Decide if you should create or embed analytics into your app.

To Make or Embed? Deciding How to Build Analytics into Your App

Data has become king when it comes to features users seek out in their apps. While data analytics are increasingly commonplace in the back-end—most companies already use business intelligence heavily—the user side is starting to catch up. It’s equally important for business users to understand how successful their email campaigns are, for instance, as it is to successfully launch and manage them.

For app developers, this means creating apps that can provide a more comprehensive experience—not only a service but also a way to measure and understand its performance.

Including app analytics delivers great added value, but it poses a dilemma for developers. On one hand, they can build an analytics suite themselves. This is no easy feat, and the complex process has some drawbacks, but it’s still tempting. On the other hand, developers can opt for embedded analytics, which can be easier to implement but offer some limitations.

With user analytics no longer an optional feature, which way your team goes to integrate them could have a large impact on your success.

Making Your Own Analytics

Choosing to build your own analytics engine affords some important benefits, but it comes with a significant price tag. Perhaps the biggest advantage is that you’re building a system that is perfectly tailored to your app ecosystem. No one knows what data your app produces and how to analyze it better than your team, and this lets you present your customers with the ideal service. In fact, 93% of users in one survey reported improved user experiences thanks to analytics.

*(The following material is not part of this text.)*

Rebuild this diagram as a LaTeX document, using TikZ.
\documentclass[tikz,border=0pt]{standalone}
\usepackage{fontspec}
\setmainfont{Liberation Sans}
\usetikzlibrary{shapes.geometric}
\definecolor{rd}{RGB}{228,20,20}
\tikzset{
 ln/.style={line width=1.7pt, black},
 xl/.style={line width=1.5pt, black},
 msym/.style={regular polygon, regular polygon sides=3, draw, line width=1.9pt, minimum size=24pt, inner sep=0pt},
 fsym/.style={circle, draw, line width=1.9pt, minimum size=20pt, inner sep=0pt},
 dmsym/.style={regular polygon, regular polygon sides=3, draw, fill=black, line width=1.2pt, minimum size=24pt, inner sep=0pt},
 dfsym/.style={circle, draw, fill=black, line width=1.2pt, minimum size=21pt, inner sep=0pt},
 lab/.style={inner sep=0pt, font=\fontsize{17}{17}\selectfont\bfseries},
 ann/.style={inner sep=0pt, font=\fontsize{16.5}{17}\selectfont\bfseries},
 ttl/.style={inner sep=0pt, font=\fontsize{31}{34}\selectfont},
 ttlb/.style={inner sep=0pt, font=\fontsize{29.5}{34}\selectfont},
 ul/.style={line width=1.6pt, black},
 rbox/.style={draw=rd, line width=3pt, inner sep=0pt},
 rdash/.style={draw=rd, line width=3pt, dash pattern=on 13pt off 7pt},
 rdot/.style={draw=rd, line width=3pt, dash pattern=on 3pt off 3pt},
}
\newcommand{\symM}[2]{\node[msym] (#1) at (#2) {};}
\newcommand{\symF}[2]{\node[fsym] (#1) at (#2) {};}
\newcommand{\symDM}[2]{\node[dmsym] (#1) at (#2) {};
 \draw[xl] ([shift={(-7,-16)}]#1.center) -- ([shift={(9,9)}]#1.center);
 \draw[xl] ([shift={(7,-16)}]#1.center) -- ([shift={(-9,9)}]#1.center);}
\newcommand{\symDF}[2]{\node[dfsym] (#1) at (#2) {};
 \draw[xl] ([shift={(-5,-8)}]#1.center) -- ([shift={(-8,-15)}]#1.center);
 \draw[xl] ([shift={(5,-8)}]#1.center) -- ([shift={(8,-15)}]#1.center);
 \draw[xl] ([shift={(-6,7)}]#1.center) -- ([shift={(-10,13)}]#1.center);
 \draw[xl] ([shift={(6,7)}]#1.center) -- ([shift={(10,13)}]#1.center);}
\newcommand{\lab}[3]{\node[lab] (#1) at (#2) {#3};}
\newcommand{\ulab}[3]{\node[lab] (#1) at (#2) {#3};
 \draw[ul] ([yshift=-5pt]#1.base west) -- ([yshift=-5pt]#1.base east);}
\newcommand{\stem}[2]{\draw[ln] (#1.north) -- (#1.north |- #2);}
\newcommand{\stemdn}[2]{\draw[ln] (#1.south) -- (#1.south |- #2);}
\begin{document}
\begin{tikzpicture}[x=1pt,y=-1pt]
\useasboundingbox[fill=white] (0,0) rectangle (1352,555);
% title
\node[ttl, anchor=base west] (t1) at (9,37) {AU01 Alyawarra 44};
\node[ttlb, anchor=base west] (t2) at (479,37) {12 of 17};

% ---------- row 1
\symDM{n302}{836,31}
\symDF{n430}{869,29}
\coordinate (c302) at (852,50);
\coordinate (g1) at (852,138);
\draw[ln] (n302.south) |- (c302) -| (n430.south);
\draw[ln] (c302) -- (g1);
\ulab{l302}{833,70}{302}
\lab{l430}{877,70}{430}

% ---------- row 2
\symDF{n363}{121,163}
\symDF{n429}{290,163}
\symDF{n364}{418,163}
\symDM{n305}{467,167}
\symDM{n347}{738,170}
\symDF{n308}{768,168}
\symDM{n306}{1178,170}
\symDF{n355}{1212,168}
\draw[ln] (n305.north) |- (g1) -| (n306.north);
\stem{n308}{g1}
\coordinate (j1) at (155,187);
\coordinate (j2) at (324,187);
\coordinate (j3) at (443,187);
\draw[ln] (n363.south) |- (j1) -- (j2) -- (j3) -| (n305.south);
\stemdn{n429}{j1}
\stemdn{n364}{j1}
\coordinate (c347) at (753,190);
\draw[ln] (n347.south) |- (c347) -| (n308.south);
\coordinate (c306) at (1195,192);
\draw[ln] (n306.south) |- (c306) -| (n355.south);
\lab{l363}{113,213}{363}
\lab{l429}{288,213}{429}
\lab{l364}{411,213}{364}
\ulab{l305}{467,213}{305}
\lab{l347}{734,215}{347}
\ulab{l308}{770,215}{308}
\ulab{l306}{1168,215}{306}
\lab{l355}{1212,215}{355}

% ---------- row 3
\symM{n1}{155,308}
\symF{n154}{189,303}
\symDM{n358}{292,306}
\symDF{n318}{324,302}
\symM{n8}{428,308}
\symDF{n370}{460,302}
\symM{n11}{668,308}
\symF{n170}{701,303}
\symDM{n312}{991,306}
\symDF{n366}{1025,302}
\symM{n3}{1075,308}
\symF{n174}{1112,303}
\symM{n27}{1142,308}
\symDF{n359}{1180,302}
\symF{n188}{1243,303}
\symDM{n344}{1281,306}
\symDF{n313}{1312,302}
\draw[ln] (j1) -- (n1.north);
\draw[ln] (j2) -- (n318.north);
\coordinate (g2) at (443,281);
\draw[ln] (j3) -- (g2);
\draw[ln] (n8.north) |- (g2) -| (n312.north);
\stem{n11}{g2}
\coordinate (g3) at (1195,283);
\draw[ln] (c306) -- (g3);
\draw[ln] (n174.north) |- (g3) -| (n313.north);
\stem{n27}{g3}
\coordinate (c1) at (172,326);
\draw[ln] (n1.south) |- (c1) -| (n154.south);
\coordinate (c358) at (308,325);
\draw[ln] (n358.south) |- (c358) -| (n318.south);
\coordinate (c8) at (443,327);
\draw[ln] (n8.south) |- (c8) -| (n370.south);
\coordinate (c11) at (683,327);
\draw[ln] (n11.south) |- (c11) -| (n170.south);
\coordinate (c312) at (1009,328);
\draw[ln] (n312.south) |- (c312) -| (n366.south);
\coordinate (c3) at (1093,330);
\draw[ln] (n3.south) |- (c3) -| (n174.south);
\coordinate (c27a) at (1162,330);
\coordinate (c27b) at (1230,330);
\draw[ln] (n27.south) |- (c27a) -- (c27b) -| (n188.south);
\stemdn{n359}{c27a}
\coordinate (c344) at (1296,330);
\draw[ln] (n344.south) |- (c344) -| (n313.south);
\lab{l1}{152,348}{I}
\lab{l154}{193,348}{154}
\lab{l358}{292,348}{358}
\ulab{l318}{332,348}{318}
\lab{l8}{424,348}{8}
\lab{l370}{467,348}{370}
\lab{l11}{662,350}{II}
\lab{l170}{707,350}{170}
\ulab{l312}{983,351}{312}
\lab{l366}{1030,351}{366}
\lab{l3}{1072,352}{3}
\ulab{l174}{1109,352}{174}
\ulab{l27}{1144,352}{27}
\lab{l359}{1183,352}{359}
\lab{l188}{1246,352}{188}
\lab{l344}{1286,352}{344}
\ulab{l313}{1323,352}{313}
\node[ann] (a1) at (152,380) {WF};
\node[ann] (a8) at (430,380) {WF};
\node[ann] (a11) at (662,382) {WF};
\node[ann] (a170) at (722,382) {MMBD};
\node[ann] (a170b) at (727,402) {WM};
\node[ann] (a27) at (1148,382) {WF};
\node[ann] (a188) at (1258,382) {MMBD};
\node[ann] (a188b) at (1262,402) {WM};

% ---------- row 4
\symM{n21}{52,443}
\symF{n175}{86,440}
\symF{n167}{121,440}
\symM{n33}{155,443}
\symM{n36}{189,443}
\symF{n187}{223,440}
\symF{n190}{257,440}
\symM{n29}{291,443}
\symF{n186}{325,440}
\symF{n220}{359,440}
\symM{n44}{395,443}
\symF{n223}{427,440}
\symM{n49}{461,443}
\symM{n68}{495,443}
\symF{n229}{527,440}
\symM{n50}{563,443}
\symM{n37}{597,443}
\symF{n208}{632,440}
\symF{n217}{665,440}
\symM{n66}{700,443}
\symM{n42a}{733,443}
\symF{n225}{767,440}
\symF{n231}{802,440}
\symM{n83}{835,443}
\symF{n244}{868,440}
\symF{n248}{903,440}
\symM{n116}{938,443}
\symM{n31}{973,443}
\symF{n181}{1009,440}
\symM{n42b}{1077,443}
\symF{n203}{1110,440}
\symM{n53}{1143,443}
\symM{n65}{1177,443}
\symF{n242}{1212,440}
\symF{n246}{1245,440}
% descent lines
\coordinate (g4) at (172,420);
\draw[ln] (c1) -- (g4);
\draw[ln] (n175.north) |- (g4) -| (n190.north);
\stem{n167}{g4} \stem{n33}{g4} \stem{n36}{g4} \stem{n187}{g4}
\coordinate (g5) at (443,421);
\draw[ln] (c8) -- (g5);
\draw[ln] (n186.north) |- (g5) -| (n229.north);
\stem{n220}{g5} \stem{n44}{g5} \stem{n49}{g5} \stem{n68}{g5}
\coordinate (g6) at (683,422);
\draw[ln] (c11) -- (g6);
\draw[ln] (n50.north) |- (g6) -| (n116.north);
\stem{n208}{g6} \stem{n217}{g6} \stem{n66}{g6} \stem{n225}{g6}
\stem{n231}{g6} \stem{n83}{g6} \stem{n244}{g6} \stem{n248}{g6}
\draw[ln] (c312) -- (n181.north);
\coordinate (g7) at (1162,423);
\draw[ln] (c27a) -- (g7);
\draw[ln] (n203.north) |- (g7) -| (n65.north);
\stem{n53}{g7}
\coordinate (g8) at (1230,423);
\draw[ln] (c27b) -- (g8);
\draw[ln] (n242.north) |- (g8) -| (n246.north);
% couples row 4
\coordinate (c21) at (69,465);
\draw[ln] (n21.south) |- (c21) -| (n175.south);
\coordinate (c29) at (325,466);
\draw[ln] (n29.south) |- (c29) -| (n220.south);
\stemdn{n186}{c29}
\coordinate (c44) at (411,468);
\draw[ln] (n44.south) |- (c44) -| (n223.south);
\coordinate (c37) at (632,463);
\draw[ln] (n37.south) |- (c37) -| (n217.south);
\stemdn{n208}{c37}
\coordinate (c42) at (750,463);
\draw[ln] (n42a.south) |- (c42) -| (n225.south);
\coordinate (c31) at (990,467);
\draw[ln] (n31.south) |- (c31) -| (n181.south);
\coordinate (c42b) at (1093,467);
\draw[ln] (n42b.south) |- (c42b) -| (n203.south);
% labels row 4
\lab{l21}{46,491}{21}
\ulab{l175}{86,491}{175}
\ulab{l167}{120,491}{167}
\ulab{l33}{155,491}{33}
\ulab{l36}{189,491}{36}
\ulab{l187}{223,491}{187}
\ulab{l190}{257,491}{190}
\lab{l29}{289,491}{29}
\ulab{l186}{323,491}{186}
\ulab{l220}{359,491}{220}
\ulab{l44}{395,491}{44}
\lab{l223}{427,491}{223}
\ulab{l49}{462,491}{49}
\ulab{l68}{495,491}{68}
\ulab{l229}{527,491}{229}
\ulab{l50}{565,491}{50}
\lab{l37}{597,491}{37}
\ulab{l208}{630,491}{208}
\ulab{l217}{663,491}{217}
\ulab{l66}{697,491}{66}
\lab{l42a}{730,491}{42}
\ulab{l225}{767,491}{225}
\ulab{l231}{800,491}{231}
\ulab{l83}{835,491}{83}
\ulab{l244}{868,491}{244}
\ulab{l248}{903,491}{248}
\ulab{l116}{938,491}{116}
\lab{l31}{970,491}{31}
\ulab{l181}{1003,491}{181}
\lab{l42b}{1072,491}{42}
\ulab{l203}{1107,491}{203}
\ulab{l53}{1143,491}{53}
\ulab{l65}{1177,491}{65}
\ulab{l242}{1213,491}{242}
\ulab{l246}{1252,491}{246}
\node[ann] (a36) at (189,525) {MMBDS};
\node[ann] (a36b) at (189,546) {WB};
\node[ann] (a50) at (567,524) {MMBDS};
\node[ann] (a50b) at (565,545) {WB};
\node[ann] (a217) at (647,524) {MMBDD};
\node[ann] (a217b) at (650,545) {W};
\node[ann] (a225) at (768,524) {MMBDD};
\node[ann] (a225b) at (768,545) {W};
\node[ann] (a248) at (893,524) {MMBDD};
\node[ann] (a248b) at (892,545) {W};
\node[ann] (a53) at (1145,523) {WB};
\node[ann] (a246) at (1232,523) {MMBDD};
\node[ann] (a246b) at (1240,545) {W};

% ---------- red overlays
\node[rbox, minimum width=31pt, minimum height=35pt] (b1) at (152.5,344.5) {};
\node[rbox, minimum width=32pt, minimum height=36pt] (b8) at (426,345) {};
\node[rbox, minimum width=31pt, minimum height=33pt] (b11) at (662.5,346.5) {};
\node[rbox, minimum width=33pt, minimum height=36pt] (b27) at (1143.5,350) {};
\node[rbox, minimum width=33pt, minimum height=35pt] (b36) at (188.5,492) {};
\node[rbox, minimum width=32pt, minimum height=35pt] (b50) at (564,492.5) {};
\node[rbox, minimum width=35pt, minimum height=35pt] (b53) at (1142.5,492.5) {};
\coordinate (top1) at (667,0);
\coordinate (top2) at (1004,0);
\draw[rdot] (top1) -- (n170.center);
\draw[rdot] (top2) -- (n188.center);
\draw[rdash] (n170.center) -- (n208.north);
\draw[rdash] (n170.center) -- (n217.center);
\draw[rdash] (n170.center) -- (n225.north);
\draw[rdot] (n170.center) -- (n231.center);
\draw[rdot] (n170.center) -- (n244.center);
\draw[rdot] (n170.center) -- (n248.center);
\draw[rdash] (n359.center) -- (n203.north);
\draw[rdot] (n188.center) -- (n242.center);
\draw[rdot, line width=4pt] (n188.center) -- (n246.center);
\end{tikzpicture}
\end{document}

Additionally, keeping everything in-house means you have full control over every aspect—security, data streams, updates, and more. In theory, building your own analytics solution is simply another step in the dev process. However, the reality is that building analytics requires an entirely unique skill set that your team simply may not have, no matter how skilled in NoSQL and other databases they may be.

Proper analytics suites usually require the expertise of data scientists, analysis experts, and developers who specialize in building statistical modeling tools. While most teams may have talented Python developers, integrating your app code with your data warehouse is not a common skillset. This means that if you’re building analytics from scratch, you’ll have to work much harder for a product that may not have all the features you need, which may cost too much to deliver any real value, or which may quickly incur significant technical debt.

Embedding Analytics

The other side of the coin offers its own set of benefits, and in many cases, these are enough to make it a smarter choice. Embedding analytics simply means using pre-built suites and libraries that you can integrate directly into your app and customize to fit your needs. Instead of building an analytics platform from scratch, you could, for instance, embed Sisense or another analytics solution into your app and use it to provide data capabilities.

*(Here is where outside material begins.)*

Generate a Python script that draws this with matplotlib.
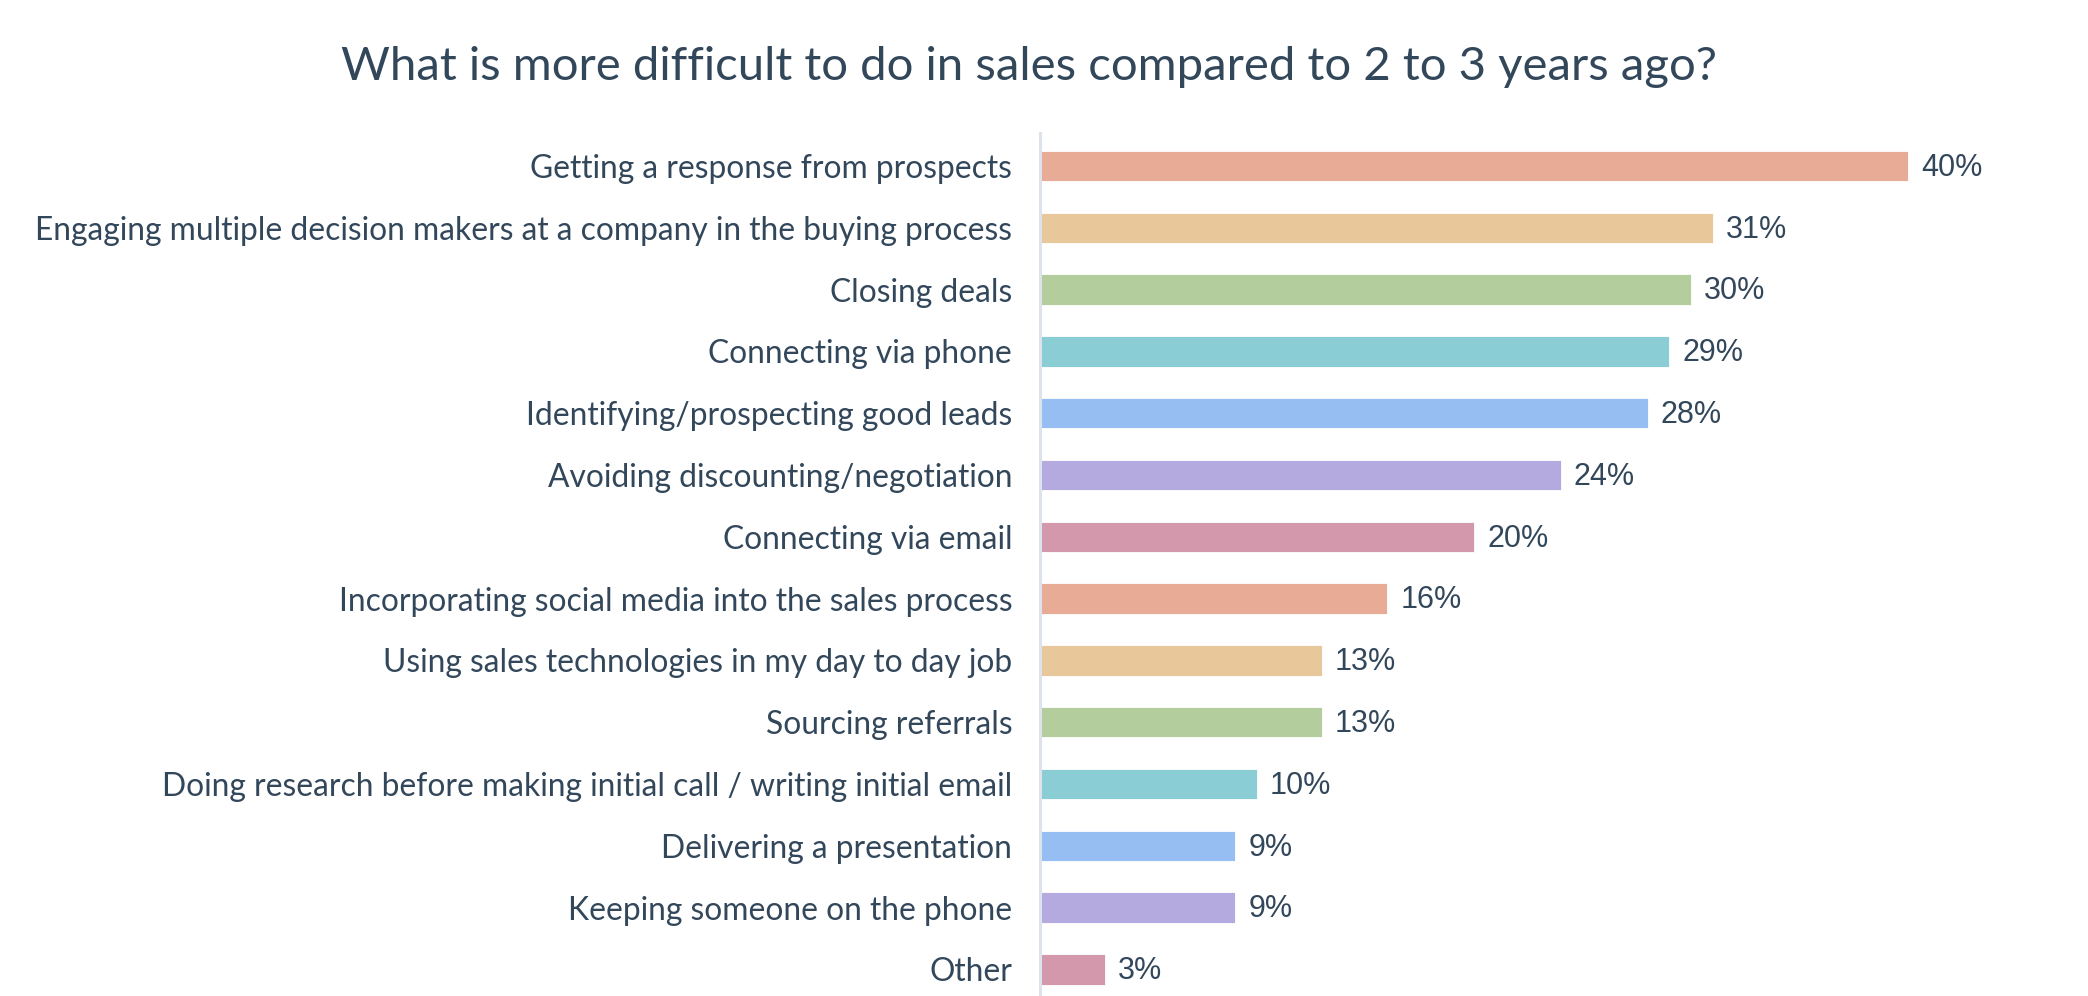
import matplotlib
matplotlib.use('Agg')
import matplotlib.pyplot as plt

categorias = [
    'Getting a response from prospects',
    'Engaging multiple decision makers at a company in the buying process',
    'Closing deals',
    'Connecting via phone',
    'Identifying/prospecting good leads',
    'Avoiding discounting/negotiation',
    'Connecting via email',
    'Incorporating social media into the sales process',
    'Using sales technologies in my day to day job',
    'Sourcing referrals',
    'Doing research before making initial call / writing initial email',
    'Delivering a presentation',
    'Keeping someone on the phone',
    'Other',
]
valores = [40, 31, 30, 29, 28, 24, 20, 16, 13, 13, 10, 9, 9, 3]
cores = ['#e8ab96', '#e8c89b', '#b4cd9c', '#8acdd4', '#97bef2', '#b5aae0', '#d498ad']

TEXTO = '#33475b'
W, H = 2088, 996

fig = plt.figure(figsize=(W / 100, H / 100), dpi=100)
fig.patch.set_facecolor('white')

xmax = 47
px_por_pct = 21.7
ax = fig.add_axes([1040 / W, 0, xmax * px_por_pct / W, 863 / H])

y = list(range(len(categorias)))
bar_cores = [cores[i % len(cores)] for i in y]
ax.barh(y, valores, height=0.49, color=bar_cores, edgecolor='white', linewidth=0.6)

ax.set_xlim(0, xmax)
ax.set_ylim(13.43, -0.534)

for i, v in enumerate(valores):
    ax.text(v + 0.6, i + 0.03, f'{v}%', va='center', ha='left', fontsize=22,
            color=TEXTO, family='Liberation Sans')

ax.set_yticks(y)
ax.set_yticklabels(categorias, fontsize=22.9, color=TEXTO, family='Lato')
ax.tick_params(axis='y', length=0, pad=20)
ax.set_xticks([])

for s in ['top', 'right', 'bottom']:
    ax.spines[s].set_visible(False)
ax.spines['left'].set_color('#dde3ec')
ax.spines['left'].set_linewidth(2.2)

fig.text(1029 / W, 1 - 67 / H, 'What is more difficult to do in sales compared to 2 to 3 years ago?',
         ha='center', va='center', fontsize=34, color=TEXTO, family='Lato')

fig.savefig('out.png', dpi=100)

The clearest benefit to this approach is time. For one, you don’t have to drain any resources from your priority tasks—building the best possible user experience—to craft an analytics engine that offers added value. Moreover, most embedded analytics suites provide significant degrees of customizability, so you can construct platforms that are suited to your organization’s needs.

Indeed, embedded analytics has proven to be a positive in more ways than one. The study mentioned above also found that 96% of app developers see embedded analytics as improving revenue growth, and 94% believe it has improved customer satisfaction. It matters to users, too, as 67% of companies reported users spending more time in their apps once they integrated embedded analytics.

A Hybrid Approach

Regardless, seeing the decision as a binary one is unrealistic. Even when you choose to embed tools, you’re not simply buying a ready-made, perfect solution for your company. As with most technology rollouts, the process requires time and some effort (although less than building from scratch), but it also takes some patience.

You’re not simply joining a new subscription service, but integrating a complex analytics tool into your existing app, which may require fine-tuning, evaluation, and multiple attempts to get just right. In this sense, you become somewhat reliant on your embedded analytics provider—they know how to adapt their product best. However, you’re not totally helpless. Most of today’s embedded analytics suites let you customize their environments to your needs without their assistance.

While your team may not be data scientists or analytics experts, modifying interfaces and making other changes is much more straightforward.

In addition, you’re still saving your resources, as your maintenance is handled by your provider, liberating your team to do the work that matters most to your organization. Consider embedded analytics as a collaborative process, letting you both build and adapt to create something that is perfectly suited to your organizational and users’ needs.

Embedding Away

Embedded analytics solutions are only going to become more central to app developers as consumers demand to know more about their performance.

By finding a solution that matches your needs, you can build an app and deliver an experience that is purposefully designed to keep your users engaged all while delivering them real value.